Introduce gardening with pot plants, scissors, spray bottle, and trowel on a tray.

How it works - Caring for plants is a great practical life experience that prepares children for gardening while practicing cutting, spraying, sponging, and watering.

A sandbox for drawing letters and numbers with.

How it works - A sandbox helps children prepare for writing by letting them trace symbols with their fingers.

Watercolour paints and toilet roll insides to make theme puppets.

How it works - Watercolour paints and toilet roll inside are excellent materials for art and craft Montessori at-home activities.

Ultimately, practicing Montessori at home with household items is a fantastic and budget- friendly way to nurture your child's growth.

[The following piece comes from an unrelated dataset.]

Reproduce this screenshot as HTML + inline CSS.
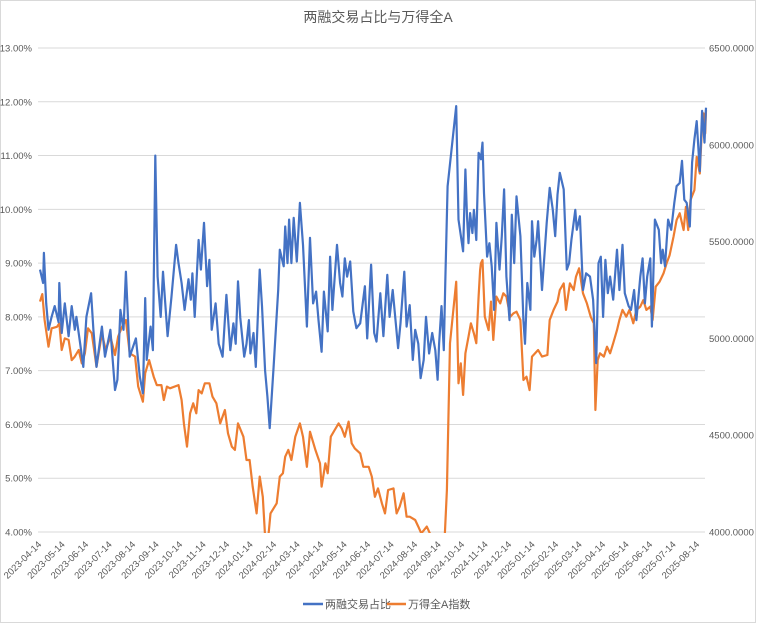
<!DOCTYPE html>
<html><head><meta charset="utf-8"><style>
body{margin:0;background:#fff}
svg{display:block;font-family:"Liberation Sans","Noto Sans CJK SC",sans-serif}
</style></head><body>
<svg id="chart" width="757" height="624" viewBox="0 0 757 624">
<rect x="0.5" y="0.5" width="755" height="622" fill="#fff" stroke="#d9d9d9"/>
<text x="378" y="22" text-anchor="middle" font-size="14" fill="#595959">两融交易占比与万得全A</text>
<g id="grid"></g><g id="yl"></g><g id="yr"></g><g id="xl"></g>
<defs><clipPath id="pc"><rect x="38" y="44" width="670" height="489"/></clipPath></defs>
<g id="series" clip-path="url(#pc)"></g>
<g>
<line x1="303" y1="604" x2="323" y2="604" stroke="#4472c4" stroke-width="2.5"/>
<text x="325" y="608" font-size="11" fill="#595959">两融交易占比</text>
<line x1="387" y1="604" x2="406" y2="604" stroke="#ed7d31" stroke-width="2.5"/>
<text x="408" y="608" font-size="11" fill="#595959">万得全A指数</text>
</g>
</svg>
<script>
const leftTicks=[4,5,6,7,8,9,10,11,12,13];
const rightTicks=[4000,4500,5000,5500,6000,6500];
const months=["2023-04-14","2023-05-14","2023-06-14","2023-07-14","2023-08-14","2023-09-14","2023-10-14","2023-11-14","2023-12-14","2024-01-14","2024-02-14","2024-03-14","2024-04-14","2024-05-14","2024-06-14","2024-07-14","2024-08-14","2024-09-14","2024-10-14","2024-11-14","2024-12-14","2025-01-14","2025-02-14","2025-03-14","2025-04-14","2025-05-14","2025-06-14","2025-07-14","2025-08-14"];
// days since 2023-04-14
const marginDays=[0,4,5,8,11,15,19,24,25,28,32,37,41,45,47,52,56,60,66,69,73,80,84,91,97,100,104,108,111,116,124,129,133,136,138,143,146,149,152,156,159,165,170,176,179,183,187,192,195,197,200,205,208,212,216,219,222,227,231,236,241,246,250,253,256,259,264,267,270,272,276,279,284,287,291,294,297,302,308,310,
315,317,320,322,325,328,332,336,340,345,349,353,357,360,364,367,372,375,378,384,388,391,394,397,401,405,409,414,420,423,428,432,435,440,444,449,452,456,460,463,466,471,474,478,482,485,489,492,496,499,503,507,511,514,516,519,522,524,527,538,541,547,550,552,554,556,559,561,564,567,569,
570,572,574,578,581,584,587,590,594,597,600,603,607,610,613,616,621,625,627,630,634,636,639,642,644,649,655,659,663,666,669,672,677,681,684,687,692,694,698,702,706,711,715,719,722,725,728,731,734,737,741,746,749,753,756,761,764,768,771,776,779,782,785,789,791,795,800,803,805,808,812,816,820,823,827,830,833,836,840,843,846,849,853,856,859,861];
const marginRatio=[8.88,8.63,9.19,8.25,7.76,8.0,8.2,7.9,8.63,7.7,8.25,7.64,8.2,7.76,8.0,7.5,7.07,8.0,8.44,7.76,7.07,7.82,7.26,7.76,6.64,6.83,8.13,7.76,8.84,7.26,7.6,6.89,6.58,8.35,7.2,7.82,7.38,11.0,8.75,8.0,8.84,7.64,8.38,9.34,9.0,8.63,8.13,8.7,8.32,8.81,8.0,9.43,8.88,9.75,8.57,9.06,7.76,8.25,7.5,7.26,8.41,7.38,7.88,7.5,8.66,7.98,7.26,7.5,7.94,7.32,7.7,7.07,8.88,8.2,7.0,6.52,5.93,7.07,8.5,9.25,
8.94,9.68,9.0,9.81,9.0,9.84,9.03,10.12,9.34,7.82,9.47,8.25,8.47,7.94,7.35,8.47,7.73,9.12,8.13,9.34,8.63,8.38,9.09,8.75,9.03,8.1,7.79,7.88,8.57,7.6,8.97,7.7,7.54,8.44,7.64,8.78,8.0,8.5,7.88,7.42,7.88,8.84,7.82,8.22,7.2,7.76,7.5,6.86,7.2,8.0,7.32,7.7,7.38,6.83,7.5,8.2,7.38,8.66,10.43,11.92,9.81,9.22,10.74,9.87,9.37,9.93,9.56,9.99,9.43,11.05,11.0,
10.93,11.24,10.3,9.12,9.37,8.94,8.13,9.75,8.88,9.5,10.37,8.75,7.94,9.9,9.0,10.24,9.5,7.94,7.5,8.63,8.13,9.78,9.12,9.43,9.78,8.5,9.75,10.4,9.99,9.5,10.27,10.68,10.37,8.88,9.0,9.43,9.99,9.62,9.87,8.5,8.81,8.75,8.32,7.14,9.0,9.12,8.0,9.06,8.44,8.75,8.32,9.25,8.5,9.34,8.44,8.2,8.13,8.5,7.94,8.75,9.09,8.25,8.75,9.09,7.82,9.81,9.62,9.0,9.25,8.94,9.81,9.62,10.12,10.43,10.49,10.9,10.18,10.12,9.68,10.87,11.3,11.64,10.71,11.83,11.24,11.89];
const indexDays=[0,3,6,11,15,22,25,28,32,37,41,45,50,54,58,62,67,73,80,85,91,97,101,106,111,116,123,127,133,136,141,147,151,157,160,164,168,179,183,186,190,194,198,202,205,209,213,219,223,228,233,239,243,248,252,256,263,267,271,275,280,284,288,291,294,298,306,310,
314,317,321,325,330,336,340,345,349,356,362,364,369,372,376,381,386,390,394,399,403,407,414,418,425,429,433,437,442,446,450,457,461,465,470,474,478,485,489,493,500,504,513,522,526,530,538,541,544,547,550,554,557,561,564,567,569,
570,572,575,580,583,586,590,595,599,603,608,612,616,621,625,629,633,636,640,644,649,656,659,664,669,672,677,680,685,690,693,697,702,707,712,716,718,721,724,729,733,737,741,746,749,753,758,762,767,771,776,780,784,789,792,796,801,806,810,814,819,823,827,832,835,838,841,846,849,853,856,858,860,861];
const windA=[5190,5229,5095,4957,5052,5060,5078,4940,5000,4992,4888,4906,4940,4871,4923,5052,5026,4854,5026,4940,5009,4914,5009,5060,5095,4923,4906,4751,4673,4820,4888,4802,4759,4759,4682,4751,4742,4759,4682,4561,4441,4613,4665,4613,4733,4716,4768,4768,4699,4665,4561,4630,4510,4441,4424,4561,4492,4372,4372,4234,4096,4286,4182,3976,3924,4096,4148,4286,
4303,4389,4424,4372,4492,4561,4492,4337,4518,4424,4355,4234,4355,4303,4492,4527,4561,4535,4492,4570,4458,4432,4406,4337,4337,4286,4182,4225,4148,4096,4217,4225,4096,4131,4200,4079,4079,4062,4028,3993,4028,3993,3890,3873,4217,4975,5293,4768,4871,4708,4923,5009,5078,5026,4975,5216,5353,
5388,5405,5112,5043,5190,4992,5216,5181,5233,5216,5112,5129,5138,5095,4785,4802,4733,4906,4923,4940,4906,4914,5095,5147,5190,5250,5284,5147,5284,5250,5319,5362,5233,5181,5112,5078,4630,4888,4923,4906,4957,4923,4975,5043,5095,5147,5112,5147,5078,5147,5164,5198,5147,5164,5095,5267,5293,5336,5388,5430,5525,5611,5646,5560,5680,5560,5715,5766,5938,5852,6110,6162,6059,6180];
const NS="http://www.w3.org/2000/svg";
const X0=40,X1=706,Y0=532,Y1=48,DMAX=861;
const yL=v=>Y0-(v-4)/9*(Y0-Y1);
const yR=v=>Y0-(v-4000)/2500*(Y0-Y1);
const xD=d=>X0+d/DMAX*(X1-X0);
function mk(tag,attrs,parent){const e=document.createElementNS(NS,tag);for(const k in attrs)e.setAttribute(k,attrs[k]);parent.appendChild(e);return e;}
const grid=document.getElementById('grid'),yl=document.getElementById('yl'),yr=document.getElementById('yr'),xl=document.getElementById('xl'),ser=document.getElementById('series');
leftTicks.forEach(v=>{
 const l=mk('line',{x1:38,x2:705,y1:yL(v),y2:yL(v),stroke:'#d9d9d9','stroke-width':1},grid);
 
 
 const t=mk('text',{x:32,y:yL(v)+3.5,'text-anchor':'end','font-size':9.5,fill:'#595959'},yl);
 t.textContent=v.toFixed(2)+'%';
 
 
});
rightTicks.forEach(v=>{
 const t=mk('text',{x:709,y:yR(v)+3.5,'font-size':9.5,fill:'#595959'},yr);
 t.textContent=v.toFixed(4);
 
 
});
months.forEach((m,i)=>{
 const x=42+i*23.5;
 const t=mk('text',{x:x,y:545,'text-anchor':'end','font-size':9.5,fill:'#595959',transform:`rotate(-45 ${x} 545)`},xl);
 t.textContent=m;
 
 
});
function line(days,arr,yf,color,name){
 const d=arr.map((v,i)=>(i?'L':'M')+xD(days[i]).toFixed(1)+' '+yf(v).toFixed(1)).join('');
 const p=mk('path',{d:d,fill:'none',stroke:color,'stroke-width':2.2,'stroke-linejoin':'round'},ser);
 
 
}
line(indexDays,windA,yR,'#ed7d31','wind-a-index-line');
line(marginDays,marginRatio,yL,'#4472c4','margin-ratio-line');
</script>
</body></html>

Many activities can be done with materials found at home. Using household materials can save money, promote construction and art in children, and help with activities that are not worth buying.

It's a beautiful way to make the most of what you already have, turning ordinary moments into valuable learning experiences for your child. So, dive into the world of Montessori at home, where the joy of discovery and the thrill of learning go hand in hand!

Frequently Asked Questions

How can I practice Montessori at home?

You can practice Montessori at home by creating a child-friendly environment, offering simple and engaging activities with everyday household items, encouraging independence, and fostering a love for learning through hands-on experiences.

How do I create a Montessori space at home?

You can create a Montessori space at home by organizing child-friendly shelves, using low furniture, incorporating natural materials, and providing accessible learning tools. Keep the environment simple, orderly, and focused on activities that promote independence and exploration for your child.

How does one do Montessori at home on a budget?

Use everyday items, household objects, and DIY materials for Montessori at home. Focus on creating a simple, organized environment that encourages independence and exploration.